[Listed entries]
================================
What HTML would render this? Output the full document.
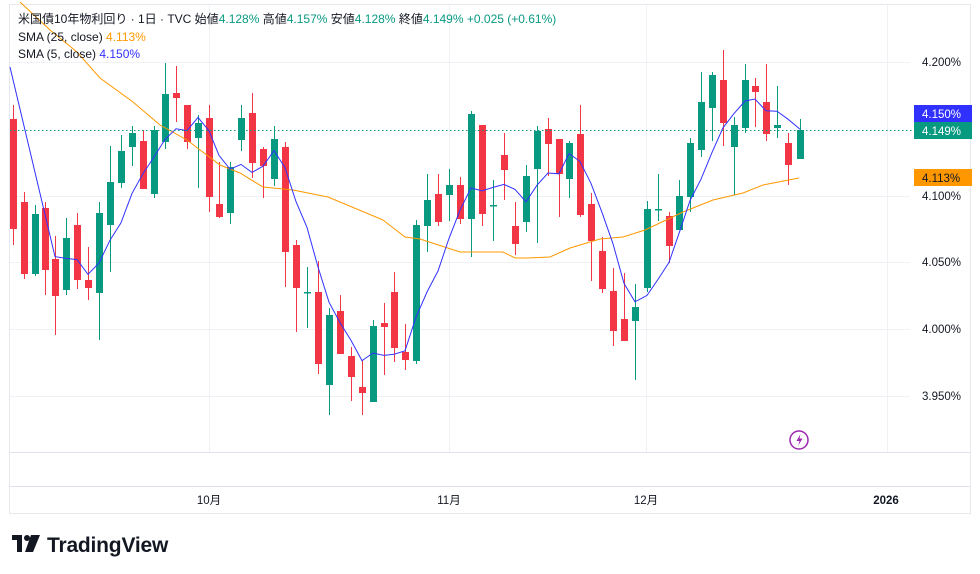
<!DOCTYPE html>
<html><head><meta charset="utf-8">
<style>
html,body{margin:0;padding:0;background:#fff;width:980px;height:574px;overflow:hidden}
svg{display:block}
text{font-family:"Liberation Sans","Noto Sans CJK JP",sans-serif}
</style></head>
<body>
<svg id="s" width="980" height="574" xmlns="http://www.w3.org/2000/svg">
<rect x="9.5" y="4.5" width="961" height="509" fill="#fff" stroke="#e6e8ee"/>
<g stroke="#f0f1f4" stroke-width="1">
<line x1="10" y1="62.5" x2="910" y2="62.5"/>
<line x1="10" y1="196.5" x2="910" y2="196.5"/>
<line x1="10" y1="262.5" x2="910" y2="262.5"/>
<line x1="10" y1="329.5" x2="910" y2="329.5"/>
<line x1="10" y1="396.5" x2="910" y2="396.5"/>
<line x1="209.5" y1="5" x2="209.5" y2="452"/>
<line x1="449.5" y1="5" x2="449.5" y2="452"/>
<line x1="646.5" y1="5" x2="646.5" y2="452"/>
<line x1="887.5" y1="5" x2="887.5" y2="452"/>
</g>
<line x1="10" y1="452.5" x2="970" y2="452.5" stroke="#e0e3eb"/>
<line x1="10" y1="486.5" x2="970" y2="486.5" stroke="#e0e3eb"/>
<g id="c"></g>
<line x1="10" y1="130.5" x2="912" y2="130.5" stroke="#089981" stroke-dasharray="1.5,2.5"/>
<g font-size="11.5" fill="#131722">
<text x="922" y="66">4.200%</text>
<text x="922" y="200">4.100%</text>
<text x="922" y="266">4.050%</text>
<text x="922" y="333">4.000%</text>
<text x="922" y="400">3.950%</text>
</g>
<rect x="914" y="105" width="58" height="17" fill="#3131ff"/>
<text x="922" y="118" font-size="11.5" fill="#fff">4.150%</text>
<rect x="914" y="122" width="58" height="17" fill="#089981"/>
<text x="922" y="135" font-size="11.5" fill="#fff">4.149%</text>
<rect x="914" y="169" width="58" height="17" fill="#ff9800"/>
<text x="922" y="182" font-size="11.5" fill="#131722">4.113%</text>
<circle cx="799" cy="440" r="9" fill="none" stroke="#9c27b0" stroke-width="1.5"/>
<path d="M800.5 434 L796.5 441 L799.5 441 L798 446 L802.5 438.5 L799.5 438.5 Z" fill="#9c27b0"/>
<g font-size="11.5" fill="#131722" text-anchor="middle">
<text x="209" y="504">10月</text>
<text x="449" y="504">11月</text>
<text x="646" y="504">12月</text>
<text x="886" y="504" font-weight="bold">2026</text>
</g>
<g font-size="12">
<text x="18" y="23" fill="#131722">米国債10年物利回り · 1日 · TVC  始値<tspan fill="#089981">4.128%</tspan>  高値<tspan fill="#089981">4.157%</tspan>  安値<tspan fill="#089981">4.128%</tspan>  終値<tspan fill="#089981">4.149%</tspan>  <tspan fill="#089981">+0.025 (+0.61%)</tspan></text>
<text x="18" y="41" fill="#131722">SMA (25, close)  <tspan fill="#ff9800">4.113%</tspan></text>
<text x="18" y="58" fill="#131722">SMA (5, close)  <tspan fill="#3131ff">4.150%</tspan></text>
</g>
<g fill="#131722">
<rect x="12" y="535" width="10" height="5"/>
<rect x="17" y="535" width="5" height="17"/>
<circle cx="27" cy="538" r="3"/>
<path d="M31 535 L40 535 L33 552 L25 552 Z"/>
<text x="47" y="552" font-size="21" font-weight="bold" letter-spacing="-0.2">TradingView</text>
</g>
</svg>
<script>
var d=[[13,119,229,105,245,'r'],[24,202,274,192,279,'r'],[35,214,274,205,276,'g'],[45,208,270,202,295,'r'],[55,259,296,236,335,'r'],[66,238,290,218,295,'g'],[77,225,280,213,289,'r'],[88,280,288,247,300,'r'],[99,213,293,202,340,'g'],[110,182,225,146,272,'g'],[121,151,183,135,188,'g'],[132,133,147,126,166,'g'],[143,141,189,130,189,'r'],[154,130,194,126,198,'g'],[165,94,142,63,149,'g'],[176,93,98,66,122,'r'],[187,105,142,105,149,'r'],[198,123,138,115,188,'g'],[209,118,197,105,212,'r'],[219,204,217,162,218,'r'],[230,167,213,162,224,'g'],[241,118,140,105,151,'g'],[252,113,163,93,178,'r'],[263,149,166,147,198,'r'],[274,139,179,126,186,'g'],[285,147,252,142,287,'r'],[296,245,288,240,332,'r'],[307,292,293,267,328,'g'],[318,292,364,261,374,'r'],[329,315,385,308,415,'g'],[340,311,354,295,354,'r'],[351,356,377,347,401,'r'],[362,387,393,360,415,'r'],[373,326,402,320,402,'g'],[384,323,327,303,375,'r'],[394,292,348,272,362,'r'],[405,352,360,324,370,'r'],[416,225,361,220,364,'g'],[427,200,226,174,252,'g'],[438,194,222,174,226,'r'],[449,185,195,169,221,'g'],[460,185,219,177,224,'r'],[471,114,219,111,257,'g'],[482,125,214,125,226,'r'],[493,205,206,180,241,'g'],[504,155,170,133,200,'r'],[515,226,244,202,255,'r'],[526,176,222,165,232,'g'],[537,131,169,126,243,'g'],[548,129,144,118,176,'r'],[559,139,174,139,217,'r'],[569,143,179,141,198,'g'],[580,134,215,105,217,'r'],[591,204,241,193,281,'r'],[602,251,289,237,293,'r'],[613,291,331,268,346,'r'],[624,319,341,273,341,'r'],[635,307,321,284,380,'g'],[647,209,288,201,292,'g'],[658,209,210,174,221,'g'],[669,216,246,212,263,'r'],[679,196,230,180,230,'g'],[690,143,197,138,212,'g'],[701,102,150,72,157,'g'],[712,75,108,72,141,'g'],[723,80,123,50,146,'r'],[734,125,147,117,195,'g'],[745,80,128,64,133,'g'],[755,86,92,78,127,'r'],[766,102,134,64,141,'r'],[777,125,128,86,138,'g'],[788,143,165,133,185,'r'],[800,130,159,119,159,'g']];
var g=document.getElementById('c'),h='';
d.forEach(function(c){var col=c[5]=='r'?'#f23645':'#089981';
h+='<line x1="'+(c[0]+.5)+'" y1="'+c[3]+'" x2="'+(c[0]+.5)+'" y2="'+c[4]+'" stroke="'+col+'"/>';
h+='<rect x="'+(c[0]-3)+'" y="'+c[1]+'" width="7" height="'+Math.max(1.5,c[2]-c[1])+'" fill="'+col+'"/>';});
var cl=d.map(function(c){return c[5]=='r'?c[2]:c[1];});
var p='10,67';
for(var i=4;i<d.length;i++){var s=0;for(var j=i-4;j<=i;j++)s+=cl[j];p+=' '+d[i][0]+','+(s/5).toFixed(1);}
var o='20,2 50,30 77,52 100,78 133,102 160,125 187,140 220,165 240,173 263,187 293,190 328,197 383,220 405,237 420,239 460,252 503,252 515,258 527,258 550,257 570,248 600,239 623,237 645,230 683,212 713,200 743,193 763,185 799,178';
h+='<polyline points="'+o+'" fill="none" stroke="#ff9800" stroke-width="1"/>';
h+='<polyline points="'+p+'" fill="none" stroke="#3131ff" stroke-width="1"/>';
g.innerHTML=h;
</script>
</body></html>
================================
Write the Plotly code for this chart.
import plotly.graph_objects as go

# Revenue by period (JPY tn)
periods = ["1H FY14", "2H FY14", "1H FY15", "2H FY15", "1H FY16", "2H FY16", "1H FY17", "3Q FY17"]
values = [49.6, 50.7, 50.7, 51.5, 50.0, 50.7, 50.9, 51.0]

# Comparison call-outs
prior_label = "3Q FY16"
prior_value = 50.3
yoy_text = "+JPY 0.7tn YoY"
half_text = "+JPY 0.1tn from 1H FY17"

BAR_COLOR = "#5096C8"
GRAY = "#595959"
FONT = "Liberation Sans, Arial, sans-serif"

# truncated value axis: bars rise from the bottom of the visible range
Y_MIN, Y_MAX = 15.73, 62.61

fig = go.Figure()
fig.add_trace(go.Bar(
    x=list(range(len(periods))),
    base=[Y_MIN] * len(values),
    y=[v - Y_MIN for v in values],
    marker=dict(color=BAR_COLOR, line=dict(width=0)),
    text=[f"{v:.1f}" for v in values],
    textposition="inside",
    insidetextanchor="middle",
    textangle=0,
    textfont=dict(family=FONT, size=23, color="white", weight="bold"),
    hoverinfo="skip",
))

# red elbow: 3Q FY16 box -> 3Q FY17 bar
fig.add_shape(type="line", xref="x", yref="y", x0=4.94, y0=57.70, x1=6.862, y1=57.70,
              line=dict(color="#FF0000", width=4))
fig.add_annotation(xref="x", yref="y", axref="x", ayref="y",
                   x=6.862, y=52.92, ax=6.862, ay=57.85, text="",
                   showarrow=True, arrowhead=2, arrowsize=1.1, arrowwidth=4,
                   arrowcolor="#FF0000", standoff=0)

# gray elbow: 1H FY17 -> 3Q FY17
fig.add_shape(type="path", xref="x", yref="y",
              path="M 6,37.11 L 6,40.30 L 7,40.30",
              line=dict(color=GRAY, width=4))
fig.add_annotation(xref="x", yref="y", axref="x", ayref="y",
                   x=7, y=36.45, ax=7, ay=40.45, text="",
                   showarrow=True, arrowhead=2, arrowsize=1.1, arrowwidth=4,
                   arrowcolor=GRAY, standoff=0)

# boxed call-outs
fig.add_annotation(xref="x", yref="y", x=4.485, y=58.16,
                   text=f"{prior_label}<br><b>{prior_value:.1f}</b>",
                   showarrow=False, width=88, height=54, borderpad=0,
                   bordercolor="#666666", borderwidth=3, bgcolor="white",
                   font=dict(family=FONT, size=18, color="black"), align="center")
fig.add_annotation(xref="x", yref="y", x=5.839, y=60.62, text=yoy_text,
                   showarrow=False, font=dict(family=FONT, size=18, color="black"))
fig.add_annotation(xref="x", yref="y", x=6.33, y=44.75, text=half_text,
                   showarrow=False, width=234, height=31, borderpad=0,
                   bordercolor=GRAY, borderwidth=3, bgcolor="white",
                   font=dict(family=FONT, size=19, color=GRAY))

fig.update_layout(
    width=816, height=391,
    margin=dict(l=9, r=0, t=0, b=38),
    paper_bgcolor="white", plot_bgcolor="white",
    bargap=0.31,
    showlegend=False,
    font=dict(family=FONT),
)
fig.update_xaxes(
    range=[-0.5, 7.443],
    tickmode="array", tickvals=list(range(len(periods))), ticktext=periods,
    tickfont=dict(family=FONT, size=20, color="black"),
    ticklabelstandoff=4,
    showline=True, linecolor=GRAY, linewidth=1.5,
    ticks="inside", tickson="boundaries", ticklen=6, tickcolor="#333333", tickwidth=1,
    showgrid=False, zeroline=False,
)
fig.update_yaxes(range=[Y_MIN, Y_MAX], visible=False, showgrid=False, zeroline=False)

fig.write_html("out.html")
================================
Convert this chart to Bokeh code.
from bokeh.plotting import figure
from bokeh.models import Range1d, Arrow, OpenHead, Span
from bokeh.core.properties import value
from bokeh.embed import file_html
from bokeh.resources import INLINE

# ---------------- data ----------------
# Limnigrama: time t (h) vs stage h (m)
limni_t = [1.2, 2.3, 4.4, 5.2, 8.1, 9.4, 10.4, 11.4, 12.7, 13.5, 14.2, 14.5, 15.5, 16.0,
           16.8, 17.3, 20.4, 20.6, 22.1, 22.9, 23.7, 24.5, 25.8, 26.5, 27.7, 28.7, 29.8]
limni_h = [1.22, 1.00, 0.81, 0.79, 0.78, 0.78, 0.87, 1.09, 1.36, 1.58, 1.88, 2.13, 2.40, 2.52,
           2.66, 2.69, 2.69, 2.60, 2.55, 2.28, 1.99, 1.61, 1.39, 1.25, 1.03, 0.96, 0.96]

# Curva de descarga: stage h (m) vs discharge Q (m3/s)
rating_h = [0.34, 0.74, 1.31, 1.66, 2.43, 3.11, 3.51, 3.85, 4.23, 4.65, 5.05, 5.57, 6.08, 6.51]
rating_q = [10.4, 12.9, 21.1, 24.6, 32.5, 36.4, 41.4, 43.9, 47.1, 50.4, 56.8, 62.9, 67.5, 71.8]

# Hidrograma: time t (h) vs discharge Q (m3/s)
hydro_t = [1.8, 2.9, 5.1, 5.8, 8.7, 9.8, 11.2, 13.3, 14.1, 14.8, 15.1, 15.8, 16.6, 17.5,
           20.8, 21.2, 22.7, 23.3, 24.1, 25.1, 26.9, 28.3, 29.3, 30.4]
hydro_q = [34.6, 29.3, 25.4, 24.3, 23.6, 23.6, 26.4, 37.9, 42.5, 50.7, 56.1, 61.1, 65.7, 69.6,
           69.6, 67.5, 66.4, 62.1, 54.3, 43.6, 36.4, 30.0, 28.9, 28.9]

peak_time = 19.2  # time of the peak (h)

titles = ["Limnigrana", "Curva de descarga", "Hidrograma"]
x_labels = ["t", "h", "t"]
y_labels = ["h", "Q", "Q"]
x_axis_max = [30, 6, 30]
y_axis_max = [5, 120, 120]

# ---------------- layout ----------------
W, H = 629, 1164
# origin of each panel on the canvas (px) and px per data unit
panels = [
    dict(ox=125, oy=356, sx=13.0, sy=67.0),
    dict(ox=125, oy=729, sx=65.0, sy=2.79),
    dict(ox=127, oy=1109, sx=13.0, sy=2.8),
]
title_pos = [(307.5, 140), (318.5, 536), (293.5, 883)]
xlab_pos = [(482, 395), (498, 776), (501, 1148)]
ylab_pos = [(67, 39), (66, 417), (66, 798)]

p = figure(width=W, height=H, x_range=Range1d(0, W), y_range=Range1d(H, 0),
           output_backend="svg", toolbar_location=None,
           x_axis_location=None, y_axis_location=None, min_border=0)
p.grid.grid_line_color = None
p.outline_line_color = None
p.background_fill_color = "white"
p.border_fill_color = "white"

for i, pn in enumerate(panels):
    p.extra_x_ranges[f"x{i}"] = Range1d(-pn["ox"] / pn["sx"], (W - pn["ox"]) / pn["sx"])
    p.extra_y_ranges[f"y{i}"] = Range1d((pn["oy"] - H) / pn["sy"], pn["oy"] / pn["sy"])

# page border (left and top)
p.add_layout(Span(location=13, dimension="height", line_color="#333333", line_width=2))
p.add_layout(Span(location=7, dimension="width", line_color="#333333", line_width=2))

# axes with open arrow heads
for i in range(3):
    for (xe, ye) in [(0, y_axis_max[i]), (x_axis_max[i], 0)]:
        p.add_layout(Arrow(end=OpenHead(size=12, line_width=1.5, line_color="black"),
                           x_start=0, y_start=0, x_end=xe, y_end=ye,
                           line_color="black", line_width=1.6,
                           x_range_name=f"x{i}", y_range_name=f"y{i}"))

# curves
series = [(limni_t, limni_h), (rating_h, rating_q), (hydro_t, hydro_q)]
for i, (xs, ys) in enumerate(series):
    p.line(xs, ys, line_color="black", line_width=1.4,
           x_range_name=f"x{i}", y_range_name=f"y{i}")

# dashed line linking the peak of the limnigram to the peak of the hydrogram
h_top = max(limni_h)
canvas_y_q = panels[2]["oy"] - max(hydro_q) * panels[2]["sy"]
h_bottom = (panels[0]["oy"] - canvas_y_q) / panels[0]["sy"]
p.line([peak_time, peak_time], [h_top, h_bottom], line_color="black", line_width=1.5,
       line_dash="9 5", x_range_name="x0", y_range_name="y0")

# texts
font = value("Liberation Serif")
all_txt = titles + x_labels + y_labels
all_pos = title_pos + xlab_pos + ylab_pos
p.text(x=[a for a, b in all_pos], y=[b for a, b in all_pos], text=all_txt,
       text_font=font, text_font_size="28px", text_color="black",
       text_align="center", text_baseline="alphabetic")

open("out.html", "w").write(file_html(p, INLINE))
================================
[Instruction] Above this instruction are the records; retype exactly the lines from the one containing "Convert this chart to Bokeh code." up to and including the one containing "from bokeh.resources import INLINE".

[Exercise solution]
Convert this chart to Bokeh code.
from bokeh.plotting import figure
from bokeh.models import Range1d, Arrow, OpenHead, Span
from bokeh.core.properties import value
from bokeh.embed import file_html
from bokeh.resources import INLINE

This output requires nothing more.